Par Claude Monnier : 1944. Un espion nazi infiltré dans l’armée britannique, Henry Faber (Donald Sutherland), découvre le projet de débarquement en Normandie. Poursuivi par les services secrets, il prend la mer en pleine tempête et échoue sur une île isolée au large de l’Ecosse. Il est alors recueilli et soigné par Lucy (Kate Nelligan), une jeune femme délaissée par son mari handicapé et acariâtre (Christopher Cazenove). Malgré elle, Lucy tombe sous le charme d’Henry, dont elle ignore la terrible mission.

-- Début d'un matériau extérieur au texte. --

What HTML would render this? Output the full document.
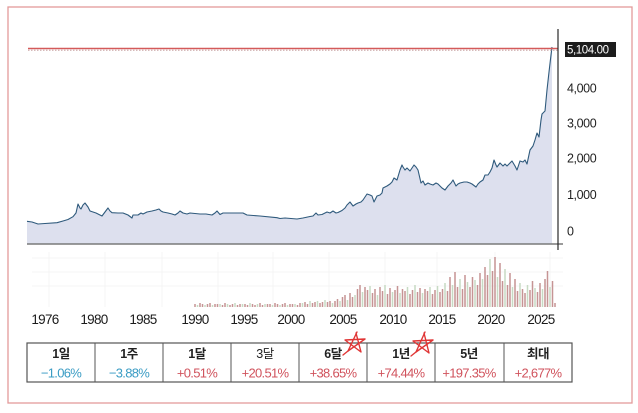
<!DOCTYPE html>
<html><head><meta charset="utf-8"><style>
html,body{margin:0;padding:0;background:#fff;}
svg{display:block;}
text{font-family:"Liberation Sans","Noto Sans CJK KR",sans-serif;}
</style></head><body>
<svg width="638" height="413" viewBox="0 0 638 413" xmlns="http://www.w3.org/2000/svg">
<rect x="0" y="0" width="638" height="413" fill="#fff"/>
<rect x="8" y="7" width="624" height="396" fill="none" stroke="#e39a9a" stroke-width="1.3"/>

<!-- volume gridlines -->
<g stroke="#f4f4f4" stroke-width="1">
<line x1="32" y1="258" x2="563" y2="258"/>
<line x1="32" y1="272" x2="563" y2="272"/>
<line x1="32" y1="286" x2="563" y2="286"/>
<line x1="49" y1="252" x2="49" y2="307"/>
<line x1="105" y1="252" x2="105" y2="307"/>
<line x1="162" y1="252" x2="162" y2="307"/>
<line x1="218" y1="252" x2="218" y2="307"/>
<line x1="273" y1="252" x2="273" y2="307"/>
<line x1="329" y1="252" x2="329" y2="307"/>
<line x1="385" y1="252" x2="385" y2="307"/>
<line x1="437" y1="252" x2="437" y2="307"/>
<line x1="495" y1="252" x2="495" y2="307"/>
<line x1="550" y1="252" x2="550" y2="307"/>
</g>

<!-- area -->
<path fill="#dde0ee" d="M27 244 L27,221.3 32,222 38,224 45,223.5 57,222.7 63,221 68,219.5 73,216.7 76,213 78,204 80,208 81,209 83,205 85,203 88,207 90,211 96,213 102,216 105,212 108,208 110,211 112,212.7 118,213 123,213 128,215 132,218 133,215 138,215 141,213 143,214 147,212 152,211 156,210 159,209 161,211 163,212 168,213 172,214 175,215 178,213 180,211 183,213 187,214 190,213 200,214 206,214 212,215 215,213 217,211 220,214.5 223,213 230,213 243,213 247,215 260,216 277,217.7 280,218.5 285,218 297,219 303,218 310,216.5 313,216 316,213 318,215 322,214.5 327,212 330,213 333,211 336,213 338,212.5 342,210.5 345,208 347,205 350,202 353,206 356,204 358,203 361,202 363,200 365,197 367,194 370,195 372,196 374,202 377,196 380,195 382,193 383,188 387,186 390,184 392,182 394,178 397,180 400,170 402,165 403,167 405,170 407,168 410,171 412,168 414,165 416,167 418,170 421,183 423,181 425,185 428,183 430,184 433,185 436,183 438,184 442,188 445,190 448,186 451,183 453,180 456,186 458,184 460,183 464,182 467,182 470,183 472,184 476,187 478,184 480,182 483,180 485,175 488,175 490,172 492,168 494,160 496,165 497,167 500,163 503,166 505,164 507,166 510,163 512,161 515,166 517,170 520,161 523,162 525,160 527,164 530,150 533,146 535,140 537,133 539,137 541,120 542,114 545,111 547,90 549,72 551,55 552,47 L552 244 Z"/>
<polyline fill="none" stroke="#2f5a7c" stroke-width="1.1" stroke-linejoin="round" points="27,221.3 32,222 38,224 45,223.5 57,222.7 63,221 68,219.5 73,216.7 76,213 78,204 80,208 81,209 83,205 85,203 88,207 90,211 96,213 102,216 105,212 108,208 110,211 112,212.7 118,213 123,213 128,215 132,218 133,215 138,215 141,213 143,214 147,212 152,211 156,210 159,209 161,211 163,212 168,213 172,214 175,215 178,213 180,211 183,213 187,214 190,213 200,214 206,214 212,215 215,213 217,211 220,214.5 223,213 230,213 243,213 247,215 260,216 277,217.7 280,218.5 285,218 297,219 303,218 310,216.5 313,216 316,213 318,215 322,214.5 327,212 330,213 333,211 336,213 338,212.5 342,210.5 345,208 347,205 350,202 353,206 356,204 358,203 361,202 363,200 365,197 367,194 370,195 372,196 374,202 377,196 380,195 382,193 383,188 387,186 390,184 392,182 394,178 397,180 400,170 402,165 403,167 405,170 407,168 410,171 412,168 414,165 416,167 418,170 421,183 423,181 425,185 428,183 430,184 433,185 436,183 438,184 442,188 445,190 448,186 451,183 453,180 456,186 458,184 460,183 464,182 467,182 470,183 472,184 476,187 478,184 480,182 483,180 485,175 488,175 490,172 492,168 494,160 496,165 497,167 500,163 503,166 505,164 507,166 510,163 512,161 515,166 517,170 520,161 523,162 525,160 527,164 530,150 533,146 535,140 537,133 539,137 541,120 542,114 545,111 547,90 549,72 551,55 552,47"/>

<!-- reference line -->
<line x1="28" y1="50.3" x2="558" y2="50.3" stroke="#c9a4a4" stroke-width="1" stroke-dasharray="1.5,1.5"/>
<line x1="28" y1="48.5" x2="558" y2="48.5" stroke="#d45a5a" stroke-width="1.6"/>

<!-- axes -->
<line x1="27" y1="244" x2="563" y2="244" stroke="#7a7a7a" stroke-width="1.5"/>
<line x1="558" y1="29" x2="558" y2="250" stroke="#2a2a2a" stroke-width="1.2"/>

<!-- price label -->
<rect x="565" y="42" width="51" height="15" fill="#1c1c1c"/>
<text x="567" y="53.5" font-size="11.5" fill="#fff" letter-spacing="-0.4">5,104.00</text>
<g font-size="12.5" fill="#222" letter-spacing="-0.4">
<text x="567" y="92.5">4,000</text>
<text x="567" y="127.5">3,000</text>
<text x="567" y="162.5">2,000</text>
<text x="567" y="199">1,000</text>
<text x="567" y="235.5">0</text>
</g>

<!-- volume bars -->
<path fill="none" stroke="#c69494" stroke-width="1.5" d="M195 307v-3M200 307v-4M202.5 307v-3M207.5 307v-3M210 307v-4M215 307v-3M217.5 307v-3M222.5 307v-2M225 307v-4M230 307v-2M232.5 307v-3M237.5 307v-2M240 307v-3M245 307v-3M247.5 307v-2M252.5 307v-3M255 307v-2M260 307v-4M262.5 307v-2M267.5 307v-3M270 307v-3M275 307v-4M277.5 307v-3M282.5 307v-3M285 307v-4M290 307v-3M292.5 307v-3M297.5 307v-2M300 307v-4M305 307v-5M307.5 307v-3M312.5 307v-4M315 307v-5M320 307v-4M322.5 307v-5M327.5 307v-5M330 307v-6M335 307v-6M337.5 307v-8M342.5 307v-10M345 307v-12M350 307v-14M352.5 307v-10M357.5 307v-18M360 307v-22M365 307v-20M367.5 307v-17M372.5 307v-14M375 307v-18M380 307v-20M382.5 307v-16M387.5 307v-13M390 307v-19M395 307v-17M397.5 307v-21M402.5 307v-18M405 307v-16M410 307v-13M412.5 307v-17M417.5 307v-15M420 307v-19M425 307v-18M427.5 307v-16M432.5 307v-13M435 307v-17M440 307v-15M442.5 307v-18M447.5 307v-16M450 307v-30M455 307v-35M457.5 307v-20M462.5 307v-18M465 307v-32M470 307v-20M472.5 307v-30M477.5 307v-22M480 307v-34M485 307v-40M487.5 307v-32M492.5 307v-36M495 307v-50M500 307v-44M502.5 307v-26M507.5 307v-22M510 307v-34M515 307v-28M517.5 307v-16M522.5 307v-18M525 307v-14M530 307v-17M532.5 307v-26M537.5 307v-15M540 307v-24M545 307v-28M547.5 307v-36M552.5 307v-26M555 307v-4"/>
<path fill="none" stroke="#c7dac3" stroke-width="1.5" d="M197.5 307v-2M205 307v-2M212.5 307v-2M220 307v-3M227.5 307v-3M235 307v-4M242.5 307v-3M250 307v-4M257.5 307v-3M265 307v-3M272.5 307v-2M280 307v-2M287.5 307v-2M295 307v-3M302.5 307v-4M310 307v-6M317.5 307v-6M325 307v-7M332.5 307v-4M340 307v-6M347.5 307v-7M355 307v-12M362.5 307v-15M370 307v-21M377.5 307v-12M385 307v-22M392.5 307v-15M400 307v-14M407.5 307v-20M415 307v-22M422.5 307v-14M430 307v-20M437.5 307v-21M445 307v-24M452.5 307v-22M460 307v-28M467.5 307v-25M475 307v-27M482.5 307v-28M490 307v-48M497.5 307v-30M505 307v-38M512.5 307v-20M520 307v-24M527.5 307v-22M535 307v-19M542.5 307v-18M550 307v-20"/>

<!-- year labels -->
<g font-size="13.5" fill="#1a1a1a" text-anchor="middle" letter-spacing="-0.7">
<text x="45" y="324">1976</text>
<text x="94" y="324">1980</text>
<text x="143" y="324">1985</text>
<text x="195" y="324">1990</text>
<text x="244" y="324">1995</text>
<text x="291" y="324">2000</text>
<text x="343" y="324">2005</text>
<text x="393" y="324">2010</text>
<text x="442" y="324">2015</text>
<text x="491" y="324">2020</text>
<text x="541" y="324">2025</text>
</g>

<!-- table -->
<rect x="27" y="343" width="545" height="39" fill="none" stroke="#555" stroke-width="1.2"/>
<g stroke="#555" stroke-width="1">
<line x1="95" y1="343" x2="95" y2="382"/>
<line x1="163" y1="343" x2="163" y2="382"/>
<line x1="231" y1="343" x2="231" y2="382"/>
<line x1="299" y1="343" x2="299" y2="382"/>
<line x1="367" y1="343" x2="367" y2="382"/>
<line x1="435" y1="343" x2="435" y2="382"/>
<line x1="504" y1="343" x2="504" y2="382"/>
</g>
<g font-size="12.5" fill="#222" text-anchor="middle" font-weight="bold" letter-spacing="-0.5">
<text x="61" y="358">1일</text>
<text x="129" y="358">1주</text>
<text x="197" y="358">1달</text>
<text x="265" y="358" font-weight="normal">3달</text>
<text x="333" y="358">6달</text>
<text x="401" y="358">1년</text>
<text x="469" y="358">5년</text>
<text x="538" y="358">최대</text>
</g>
<g font-size="13" text-anchor="middle" letter-spacing="-0.7">
<text x="61" y="377.5" fill="#3a9cc4">−1.06%</text>
<text x="129" y="377.5" fill="#3a9cc4">−3.88%</text>
<text x="197" y="377.5" fill="#d0525c">+0.51%</text>
<text x="265" y="377.5" fill="#d0525c">+20.51%</text>
<text x="333" y="377.5" fill="#d0525c">+38.65%</text>
<text x="401" y="377.5" fill="#d0525c">+74.44%</text>
<text x="469" y="377.5" fill="#d0525c">+197.35%</text>
<text x="538" y="377.5" fill="#d0525c">+2,677%</text>
</g>

<!-- hand-drawn stars -->
<g fill="none" stroke="#e03535" stroke-width="1.4" stroke-linejoin="round" stroke-linecap="round">
<polyline points="356,333 361,352 345,340 365,339 348,351 357,332"/>
<line x1="348" y1="351" x2="343" y2="355"/>
<polyline points="424,333 429,353 413,341 433,340 416,352 425,332"/>
<line x1="416" y1="352" x2="411" y2="356"/>
</g>
</svg>
</body></html>
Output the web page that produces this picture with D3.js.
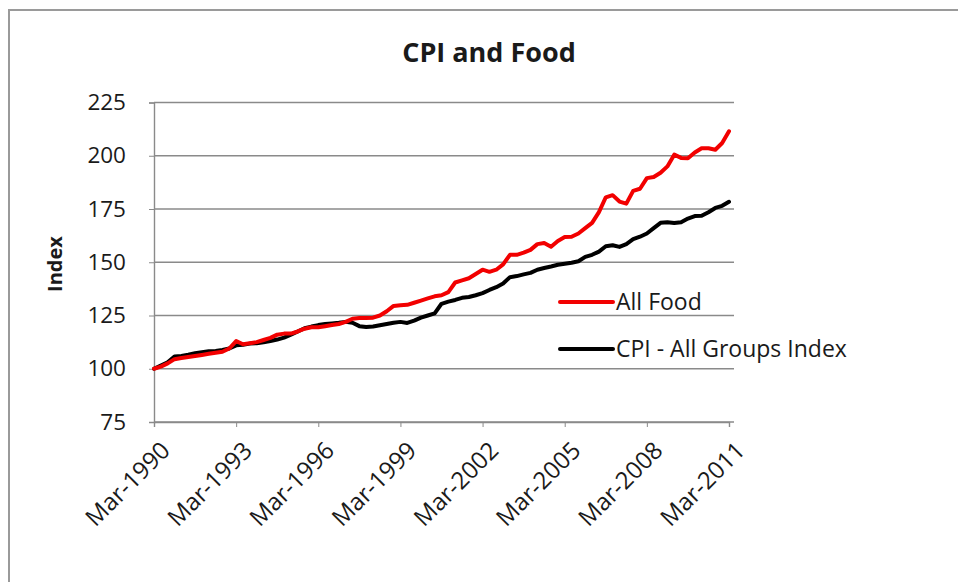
<!DOCTYPE html>
<html>
<head>
<meta charset="utf-8">
<script src="https://cdn.jsdelivr.net/npm/d3@7/dist/d3.min.js"></script>
<style>
  body { margin: 0; background: #fff; }
  text { font-family: "Open Sans", "DejaVu Sans", sans-serif; fill: #1a1a1a; }
</style>
</head>
<body>
<div id="chart"></div>
<script>
// quarterly, Mar-1990 .. Mar-2011
const tickLabels = ["Mar-1990", "Mar-1993", "Mar-1996", "Mar-1999", "Mar-2002", "Mar-2005", "Mar-2008", "Mar-2011"];
const yTicks = [75, 100, 125, 150, 175, 200, 225];

const allFood = [
  100, 101, 102.5, 104.5, 105, 105.5, 106, 106.5, 107, 107.5,
  108, 109.5, 113, 111.5, 112, 112.5, 113.5, 114.5, 116, 116.5,
  116.5, 117.5, 118.8, 119.5, 119.5, 120, 120.5, 121, 122, 123.5,
  123.8, 123.8, 124, 125, 127, 129.5, 129.8, 130, 131, 132,
  133, 134, 134.5, 136, 140.5, 141.5, 142.5, 144.5, 146.5, 145.5,
  146.5, 149, 153.5, 153.5, 154.5, 155.8, 158.5, 159, 157.3, 160,
  161.8, 162, 163.5, 166, 168.5, 173.5, 180.5, 181.5, 178.5, 177.5,
  183.5, 184.5, 189.5, 190, 192, 195, 200.5, 199, 198.8, 201.5,
  203.5, 203.5, 202.8, 206, 211.5
];

const cpiAll = [
  100, 101.5, 103, 105.8, 106, 106.6, 107.3, 107.8, 108.2, 108.3,
  108.8, 109.5, 111, 111.3, 111.8, 112, 112.4, 113, 113.7, 114.6,
  116, 117.5, 119, 119.8, 120.5, 121, 121.3, 121.6, 122, 121.6,
  120, 119.6, 119.8, 120.4, 121, 121.6, 122, 121.5, 122.6, 124,
  125, 126, 130.5, 131.5, 132.3, 133.3, 133.7, 134.5, 135.5, 137,
  138.3, 140, 143, 143.5, 144.3, 145, 146.5, 147.3, 148, 148.8,
  149.3, 149.8, 150.5, 152.5, 153.5, 155, 157.5, 158, 157.2, 158.5,
  160.8, 162, 163.5, 166, 168.5, 168.8, 168.4, 168.8, 170.5, 171.7,
  171.8, 173.5, 175.5, 176.5, 178.4
];

const seriesNames = ["All Food", "CPI - All Groups Index"];
const seriesColors = ["#f20000", "#000000"];

const W = 958, H = 582;

const svg = d3.select("#chart")
  .append("svg")
  .attr("width", W)
  .attr("height", H);

// chart frame
svg.append("rect")
  .attr("x", 9).attr("y", 10)
  .attr("width", 1000).attr("height", 700)
  .attr("fill", "none")
  .attr("stroke", "#9a9a9a")
  .attr("stroke-width", 2);

const x = d3.scaleLinear()
  .domain([0, allFood.length - 1])
  .range([154, 729]);

const y = d3.scaleLinear()
  .domain([75, 225])
  .range([422, 102.5]);

// gridlines
svg.append("g")
  .selectAll("line")
  .data(yTicks)
  .enter().append("line")
  .attr("x1", 154).attr("x2", 734)
  .attr("y1", d => y(d)).attr("y2", d => y(d))
  .attr("stroke", "#8a8a8a")
  .attr("stroke-width", 1.4);

// y axis
const yAxis = svg.append("g")
  .attr("transform", "translate(154,0)")
  .call(d3.axisLeft(y).tickValues(yTicks).tickSize(5).tickPadding(23));
yAxis.select(".domain").attr("stroke", "#8a8a8a").attr("stroke-width", 1.4);
yAxis.selectAll(".tick line").attr("stroke", "#8a8a8a");
yAxis.selectAll(".tick text")
  .attr("font-size", 22.5)
  .attr("font-family", "Open Sans")
  .attr("fill", "#1a1a1a");

// x axis
const tickIdx = tickLabels.map((d, i) => i * 12);
const xAxis = svg.append("g")
  .attr("transform", "translate(0,422)")
  .call(d3.axisBottom(x).tickValues(tickIdx).tickSize(5).tickFormat((d, i) => tickLabels[i]));
xAxis.select(".domain").attr("stroke", "#8a8a8a").attr("stroke-width", 1.4);
xAxis.selectAll(".tick line").attr("stroke", "#8a8a8a");
xAxis.selectAll(".tick text")
  .attr("font-size", 24)
  .attr("font-family", "Open Sans")
  .attr("fill", "#1a1a1a")
  .attr("text-anchor", "end")
  .attr("y", 0)
  .attr("dy", "0.35em")
  .attr("transform", "translate(11,24) rotate(-45)");

// lines
const line = d3.line()
  .x((d, i) => x(i))
  .y(d => y(d));

[cpiAll, allFood].forEach((s, k) => {
  svg.append("path")
    .datum(s)
    .attr("fill", "none")
    .attr("stroke", k === 0 ? seriesColors[1] : seriesColors[0])
    .attr("stroke-width", 4)
    .attr("stroke-linejoin", "round")
    .attr("stroke-linecap", "round")
    .attr("d", line);
});

// title
svg.append("text")
  .attr("x", 489).attr("y", 62)
  .attr("text-anchor", "middle")
  .attr("font-size", 27)
  .attr("font-weight", "bold")
  .text("CPI and Food");

// y axis title
svg.append("text")
  .attr("transform", "translate(62,264) rotate(-90)")
  .attr("text-anchor", "middle")
  .attr("font-size", 20)
  .attr("font-weight", "bold")
  .text("Index");

// legend
const legend = svg.append("g")
  .selectAll("g")
  .data(seriesNames)
  .enter().append("g")
  .attr("transform", (d, i) => `translate(560,${302 + i * 47})`);

legend.append("line")
  .attr("x1", 0).attr("x2", 53)
  .attr("stroke", (d, i) => seriesColors[i])
  .attr("stroke-width", 4)
  .attr("stroke-linecap", "round");

legend.append("text")
  .attr("x", 56)
  .attr("dy", "0.35em")
  .attr("font-size", 23)
  .text(d => d);
</script>
</body>
</html>
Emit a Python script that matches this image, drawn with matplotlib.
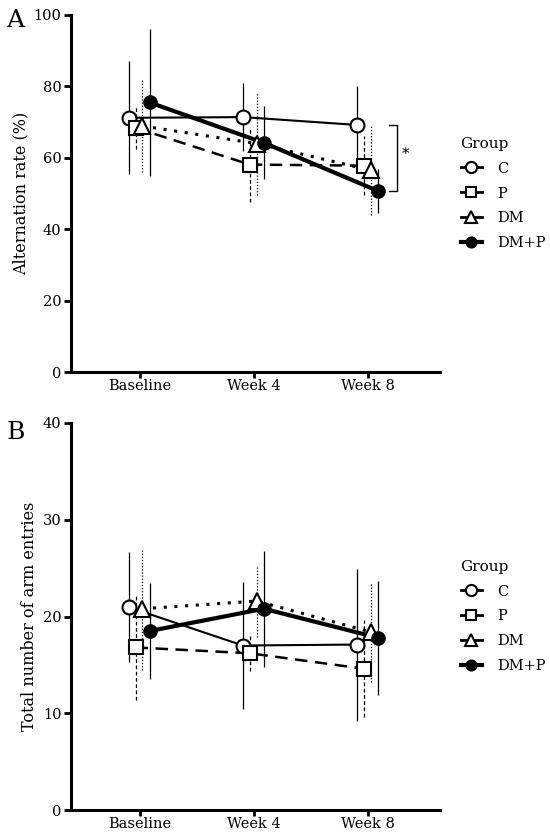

C’est en voyant L’Arme à l’œil que George Lucas eut l’idée d’engager Richard Marquand pour mettre en scène Le Retour du Jedi. Outre le cadre de la Seconde Guerre mondiale qui le passionne, Lucas avait été séduit par le montage dynamique du film et la capacité de Marquand à préserver l’intimisme au cœur de l’action. Dans L’Arme à l’œil en effet, le projet de Marquand est de transformer, voire de transcender son récit de guerre en drame passionnel. D’où son emploi du vétéran Miklos Rozsa pour la musique, celle-ci devenant de plus en plus romantique et exacerbée au cours du film. Le talent de Marquand est ici de mettre en symbiose l’intensité de la passion amoureuse et la violence de la nature environnante : vents dévastateurs, vagues fracassantes, rochers coupants. L’absence de transparences de studio, comme dans La Fille de Ryan de David Lean, oblige les acteurs à lutter contre les éléments… et à tout donner. Pensons à cette scène poignante où Kate Mulligan, superbe actrice, hurle son désespoir au milieu des rochers, malmenée comme eux par le ressac. L’écho stérile de son cri redouble la solitude et la nudité du paysage.

En intérieurs, Marquand est tout aussi habile, passant subrepticement du plan moyen au très gros plan, resserrant à chaque fois son étreinte, comme pour pénétrer la chair des personnages. Manière troublante d’épouser le mode opératoire de l’espion Henry Faber, surnommé par ses pairs « L’Aiguille » (Needle) : attitude douce au premier abord, puis peu à peu le masque tombe, jusqu’à l’étreinte fatale. La violence du film est saisissante. Inutile de dire que Sutherland excelle dans ce registre ambivalent. S’il est sincèrement amoureux de Lucy, Henry ne peut s’empêcher de l’approcher avec cette technique de serpent. Déformation professionnelle sans doute, pour un être profondément seul, qui depuis l’enfance a mené double jeu pour complaire aux ambitions militaires de son père. Henry est bel et bien un damné. Il se raccroche à Lucy comme à une bouée de sauvetage. Toute la difficulté de la jeune femme, dans la dernière partie du film, sera de se détacher de cette emprise, emprise qu’elle a tant désirée. Au final, autour d’elle comme en elle : un paysage déchiqueté…

S’il n’est pas reconnu comme un auteur, remarquons que la plupart des films de Marquand (Psychose Phase 3, L’Arme à l’œil, Le Retour du Jedi, A Double tranchant) sont l’exploration intime d’un seul thème : l’attirance-répulsion pour le Mal.